We spent our durian tasting day with George, whose durian orchard is the last stop on the Malaysia Durian Appreciation Tour. His durians won’t drop until July, so we went to a nearby durian stall.
The stall is along Highway 68, an older road running parallel to the main freeway artery (E8) that heads east from Kuala Lumpur. When we arrived it was mid-day, the sky whitewashed with heat, and the road deserted.
The durians were piled on a rough table under a square blue umbrella, their stems wrapped in banana leaves to fend off the dehydration that would cause them to rupture and split prematurely.
There weren’t very many of them, because it was March and still technically the off-season, but they looked good and fresh.
When the vendor, Mr. Loo, cracked one open, it was a perfectly plump pale amber, like caramelized cream, with the D24’s typical wide crack between the dual pods. I leaned in with my camera and started excitedly taking pictures. I thought I saw Mom and Dad look at each other.
After reading my blog for years, they were finally behind the scenes in Malaysia. What were they thinking?
I invited them to take a piece. This was the moment.
I tried to see it all through their eyes. The heat. The heavy buzz of cicadas. The unintelligible Chinese conversation that George was having with Mr. Loo. The weathered red folding table, the top heavily nicked and scratched from thorns.
And the alien-shaped fruit sitting in front of them, it’s gooey interior emitting a smell that was ambrosial to me, but who knows what to them.
Dad took the first piece. I guess he was feeling confident, since the night before he actually chose durian ice cream for his dessert at Pasar Seni, and then liked it.
“This one is definitely garlicky,” he commented.
“It just tastes like durian to me,” Mom countered. She should know. Mom doesn’t like garlic.
In fact, at one point in my childhood Dad tried to lower either his cholesterol or his blood pressure (the latter would be ironic) by eating so much garlic he began to smell like it. Then one morning I woke up and Dad was sleeping on the couch, and that was the end of the garlic cure.
But I could see what Dad was talking about. D24 does have an edge to it, a slight oily heat and lingering sulfur. I wouldn’t call it garlic exactly, but slightly savory in a way that you can taste in the back of your mouth.
Dad said he preferred the one we had in Thailand. “What was that called again?”
But we had yet to taste everybody’s favorite Malaysian durian — the famous Musang King.
The Musang King was small, and since George ordered it I was a little afraid to ask how much it cost. This was out-of-season Musang King, after all.
But after the D24, I really wanted to see how my parents would compare the two durians.
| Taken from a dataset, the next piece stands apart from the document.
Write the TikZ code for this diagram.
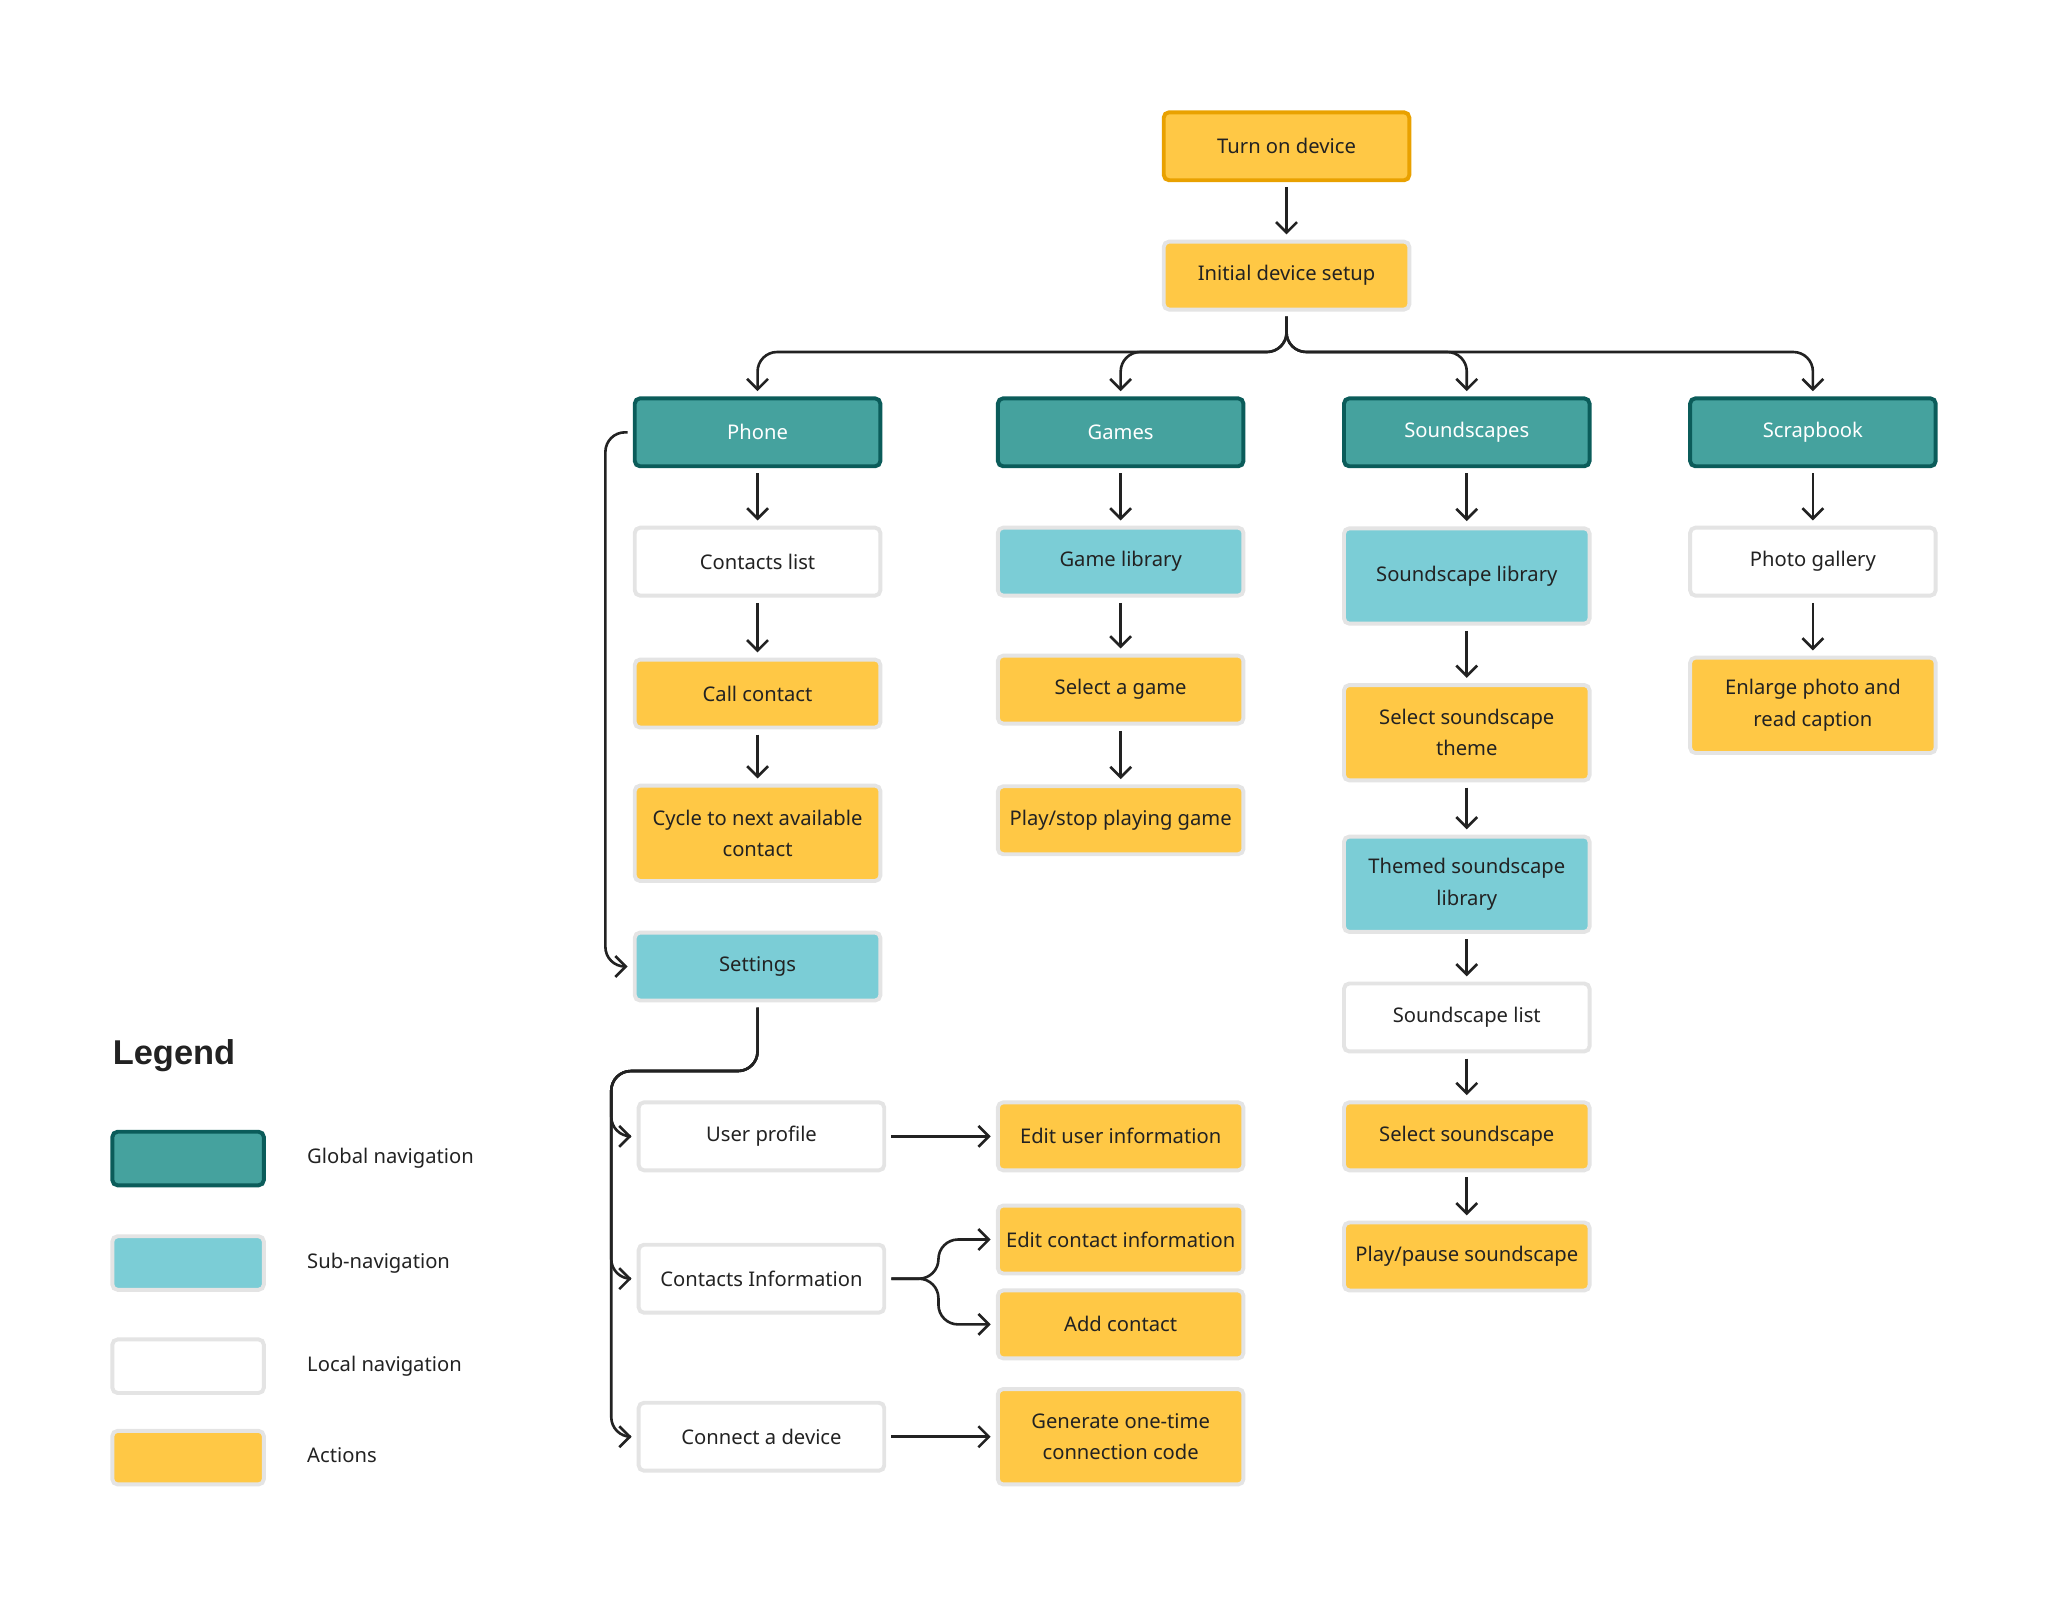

“This one is sweeter,” Dad said. “It doesn’t have that garlicky thing.”
It was sweeter than the D24, and I would bet it had a higher sugar content. At the same time, it had a little touch of bitter, the way milk chocolate is sweet with a touch of that earthy bitter cocoa.
“This one has a little of the bitter taste going on,” I told my Dad.
He tasted it again, and then his face lit up. “Oh yeah! I can taste that.”
“It still just tastes like durian to me,” my mom said. “I’m still surprised that I kind of like it.”
When the durian was gone, we stood up and washed our hands at the small sink.
Later, my mom commented on how normal it all felt – just driving down the highway and stopping at a small roadside stand like we were picking up strawberries or stopping for ice cream. She said it was cool to be in a place where stopping for durian was normal, like she got to be part of the culture here.
That’s one of the things I like about durian too.
I’m not sure my parents will ever totally get my infatuation, or the way I don’t mind the heat or the crazy driving tactics. But it’s okay.
They made the effort to come here and eat durian with me. I think I have parental approval.
There are a few small durian stalls here at the entrance to the Freeway Ramp. During the season they have more fruit, and sometimes jackfruit too. It’s a good spot to check if you are looking for out-of-season durians.